▸ EXERCISE DESCRIPTION: From the listing below, extract every line in which the word "React" appears.

-- -- --

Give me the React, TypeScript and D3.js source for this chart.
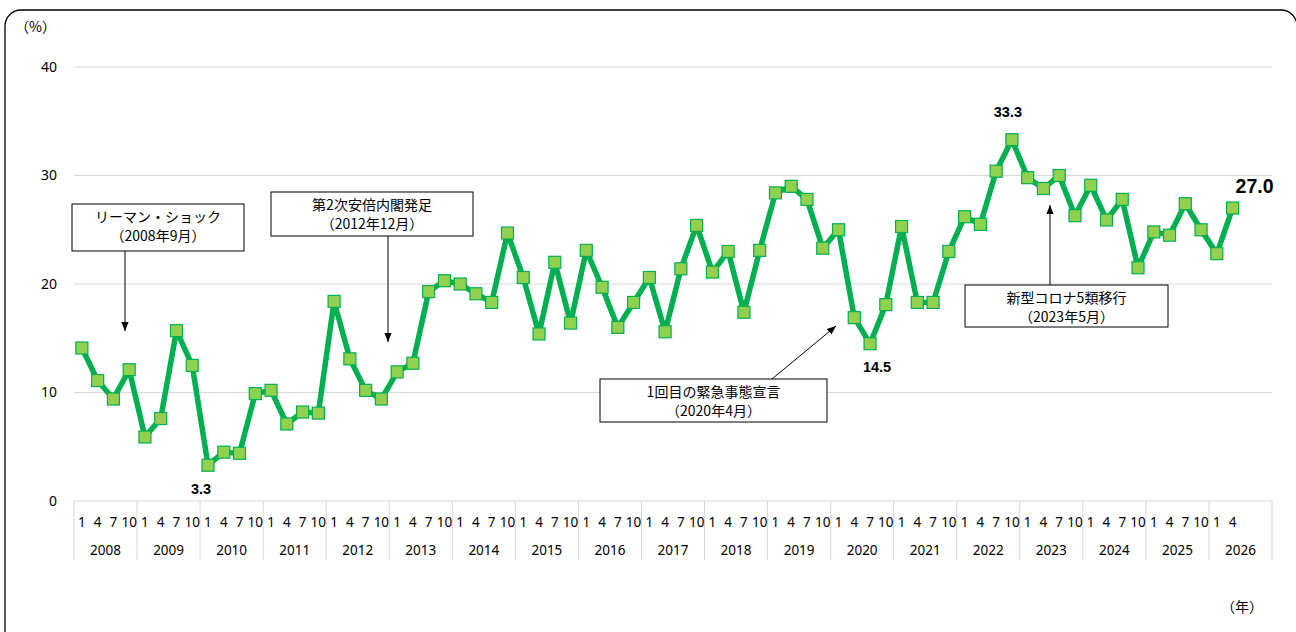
import React, { useEffect } from "react";
import * as d3 from "d3";

// 年・四半期（1,4,7,10月）
const years = [
  "2008", "2009", "2010", "2011", "2012", "2013", "2014", "2015", "2016", "2017",
  "2018", "2019", "2020", "2021", "2022", "2023", "2024", "2025", "2026",
];
const quarters = ["1", "4", "7", "10"];

// 値（%）、2008年1月～2026年4月
const values = [
  14.1, 11.1, 9.4, 12.1,
  5.9, 7.6, 15.7, 12.5,
  3.3, 4.5, 4.4, 9.9,
  10.2, 7.1, 8.2, 8.1,
  18.4, 13.1, 10.2, 9.4,
  11.9, 12.7, 19.3, 20.3,
  20.0, 19.1, 18.3, 24.7,
  20.6, 15.4, 22.0, 16.4,
  23.1, 19.7, 16.0, 18.3,
  20.6, 15.6, 21.4, 25.4,
  21.1, 23.0, 17.4, 23.1,
  28.4, 29.0, 27.8, 23.3,
  25.0, 16.9, 14.5, 18.1,
  25.3, 18.3, 18.3, 23.0,
  26.2, 25.5, 30.4, 33.3,
  29.8, 28.8, 30.0, 26.3,
  29.1, 25.9, 27.8, 21.5,
  24.8, 24.5, 27.4, 25.0,
  22.8, 27.0,
];

const yTicks = [0, 10, 20, 30, 40];

// 値ラベル（点のインデックス）
const valueLabels = [
  { i: 8, dx: -7, dy: 29, size: 14.5 },
  { i: 50, dx: 7, dy: 28, size: 14.5 },
  { i: 59, dx: -4, dy: -23, size: 14.5 },
  { i: 73, dx: 22, dy: -15, size: 19.5 },
];

// 注記
const notes = [
  { lines: ["リーマン・ショック", "（2008年9月）"], x: 72, y: 204, w: 172, h: 47, from: [125, 251], to: [125, 331] },
  { lines: ["第2次安倍内閣発足", "（2012年12月）"], x: 271, y: 192, w: 202, h: 44, from: [388, 236], to: [388, 342] },
  { lines: ["1回目の緊急事態宣言", "（2020年4月）"], x: 600, y: 379, w: 227, h: 43, from: [772, 379], to: [836, 326] },
  { lines: ["新型コロナ5類移行", "（2023年5月）"], x: 965, y: 285, w: 203, h: 42, from: [1050, 285], to: [1050, 205] },
];

const W = 1296;
const H = 632;
const left = 74;
const right = 1272;
const top = 67;
const bottom = 501;

const NUM_FONT = "'Noto Sans', 'Liberation Sans', sans-serif";
const JP_FONT = "'Noto Sans CJK JP', sans-serif";
const BOLD_FONT = "'Liberation Sans', Arial, sans-serif";

export default function App() {
  useEffect(() => {
    document.body.style.margin = "0";
  }, []);

  const slots = years.flatMap((yr) => quarters.map((q) => `${yr}-${q}`));
  const x = d3.scaleBand<string>().domain(slots).range([left, right]).padding(0);
  const yearX = d3.scaleBand<string>().domain(years).range([left, right]).padding(0);
  const y = d3.scaleLinear().domain([0, 40]).range([bottom, top]);

  const pts = values.map((v, i) => ({ key: slots[i], v }));
  const cx = (k: string) => (x(k) as number) + x.bandwidth() / 2;

  const line = d3
    .line<{ key: string; v: number }>()
    .x((d) => cx(d.key))
    .y((d) => y(d.v));

  const ms = 12;

  return (
    <svg width={W} height={H} style={{ display: "block", background: "#fff" }}>
      <defs>
        <marker id="arr" viewBox="0 0 10 10" refX="10" refY="5" markerWidth="9" markerHeight="9" orient="auto-start-reverse">
          <path d="M0,1 L10,5 L0,9 Z" fill="#000" />
        </marker>
      </defs>
      <rect x={5} y={10} width={1292} height={700} rx={16} ry={16} fill="#fff" stroke="#000" strokeWidth={1.3} />

      <text x={15} y={32} fontFamily={JP_FONT} fontSize={14} fill="#000">（%）</text>

      {yTicks.map((t) => (
        <g key={t}>
          {t > 0 && <line x1={left} x2={right} y1={y(t)} y2={y(t)} stroke="#d9d9d9" strokeWidth={1} />}
          <text x={57} y={y(t)} dy="0.35em" textAnchor="end" fontFamily={NUM_FONT} fontSize={14} fill="#000">
            {t}
          </text>
        </g>
      ))}

      {/* カテゴリ軸 */}
      <line x1={left} x2={right} y1={bottom} y2={bottom} stroke="#d9d9d9" strokeWidth={1} />
      {years.map((yr) => (
        <g key={yr}>
          <line x1={yearX(yr) as number} x2={yearX(yr) as number} y1={bottom} y2={560} stroke="#d9d9d9" strokeWidth={1} />
          <text
            x={(yearX(yr) as number) + yearX.bandwidth() / 2}
            y={555}
            textAnchor="middle"
            fontFamily={NUM_FONT}
            fontSize={13.5}
            fill="#000"
          >
            {yr}
          </text>
        </g>
      ))}
      <line x1={right} x2={right} y1={bottom} y2={560} stroke="#d9d9d9" strokeWidth={1} />
      {pts.map((d) => (
        <text key={d.key} x={cx(d.key)} y={527} textAnchor="middle" fontFamily={NUM_FONT} fontSize={13.5} fill="#000">
          {d.key.split("-")[1]}
        </text>
      ))}

      {/* 系列 */}
      <path d={line(pts) || ""} fill="none" stroke="#00b050" strokeWidth={5.5} strokeLinejoin="round" />
      {pts.map((d) => (
        <rect
          key={d.key}
          x={cx(d.key) - ms / 2}
          y={y(d.v) - ms / 2}
          width={ms}
          height={ms}
          fill="#92d050"
          stroke="#00b050"
          strokeWidth={1.2}
        />
      ))}

      {valueLabels.map((l) => (
        <text
          key={l.i}
          x={cx(pts[l.i].key) + l.dx}
          y={y(pts[l.i].v) + l.dy}
          textAnchor="middle"
          fontFamily={BOLD_FONT}
          fontWeight="bold"
          fontSize={l.size}
          fill="#000"
        >
          {pts[l.i].v.toFixed(1)}
        </text>
      ))}

      {/* 注記 */}
      {notes.map((n, k) => (
        <g key={k}>
          <line x1={n.from[0]} y1={n.from[1]} x2={n.to[0]} y2={n.to[1]} stroke="#000" strokeWidth={1} markerEnd="url(#arr)" />
          <rect x={n.x} y={n.y} width={n.w} height={n.h} fill="#fff" stroke="#000" strokeWidth={1} />
          {n.lines.map((s, j) => (
            <text
              key={j}
              x={n.x + n.w / 2}
              y={n.y + 18 + j * 19}
              textAnchor="middle"
              fontFamily={JP_FONT}
              fontSize={14}
              fill="#000"
            >
              {s}
            </text>
          ))}
        </g>
      ))}

      <text x={1263} y={612} textAnchor="end" fontFamily={JP_FONT} fontSize={14} fill="#000">（年）</text>
    </svg>
  );
}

-- -- --

▸ RESPONSE TO THIS TASK:
Give me the React, TypeScript and D3.js source for this chart.
import React, { useEffect } from "react";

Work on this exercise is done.